Even in our age of unprecedentedly abundant images, delivered to us at all times by print, film, television, and especially the ever-multiplying forms of digital media, something inside us still values paintings. It must have to do with their physicality, the physicality of oil on canvas or whatever tangible materials the painter originally used. But in that great advantage of the painting lies the great disadvantage of the painting: tangible materials degrade over time, and many, if not most, of the paintings we most revere have been around for a long time indeed, and few of them have come down to us in pristine shape.
Enter the art restorer, who takes on the task of undoing, painstakingly and entirely by hand, both the ravages of time and the blunders of less competent stewards who have come before. In this case, enter Julian Baumgartner of Chicago's Baumgartner Fine Art Restoration, a meditative short documentary.
You can see much more of it in these videos: in the one above, writes Colossal's Kate Sierzputowski, Baumgartner "condenses over 40 hours of delicate swiping, scraping, and paint retouching into a 11.5 minute narrated video" showing and explaining his restoration of The Assassination of Archimedes.
The project, not atypical for a painting restoration, "involved cleaning a darkened varnish from the surface of the piece, removing the work from its original wooden panel using both modern and traditional techniques, mounting the thin paper-based painting to acid-free board, and finally touching up small areas that had become worn over the years." Baumgartner's Youtube channel also offers similar condensed restoration videos of two other paintings, Mother Mary and a portrait by the American Impressionist William Merrit Chase.

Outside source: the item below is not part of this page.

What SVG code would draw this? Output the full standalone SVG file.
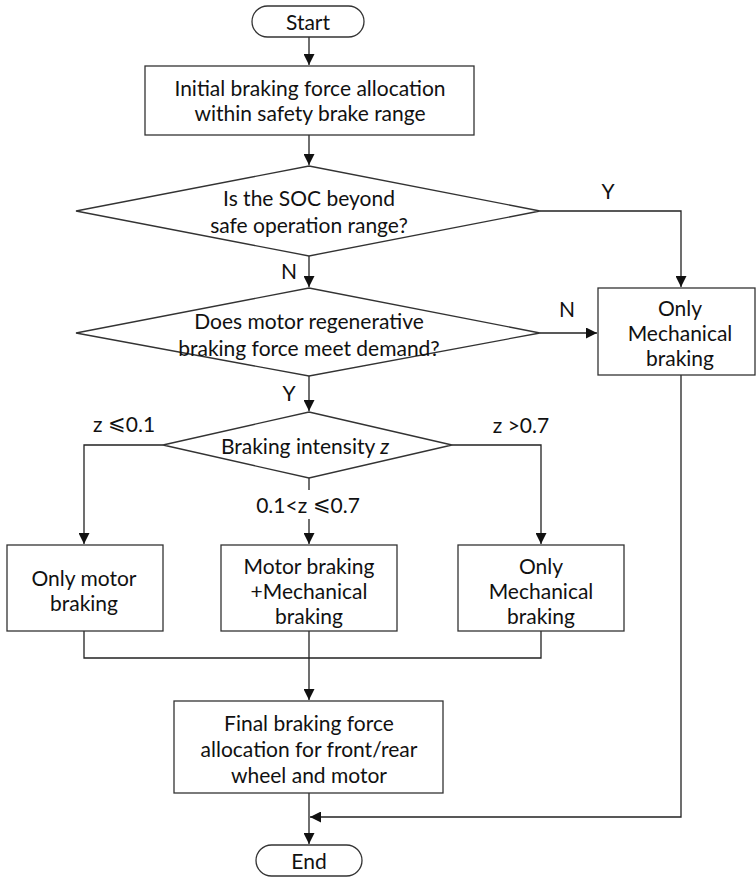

Baumgartner packs into each of these videos an impressive amount of knowledge about his restoration techniques, which few of us outside his field would have had any reason to know — or even imagine —before. They've racked up their hundreds of thousands of views in part thanks to that intellectual stimulation, no doubt, but all these physical materials and the sounds they make have also attracted a crowd that shares a variety of enthusiasm unknown before the age of digital media.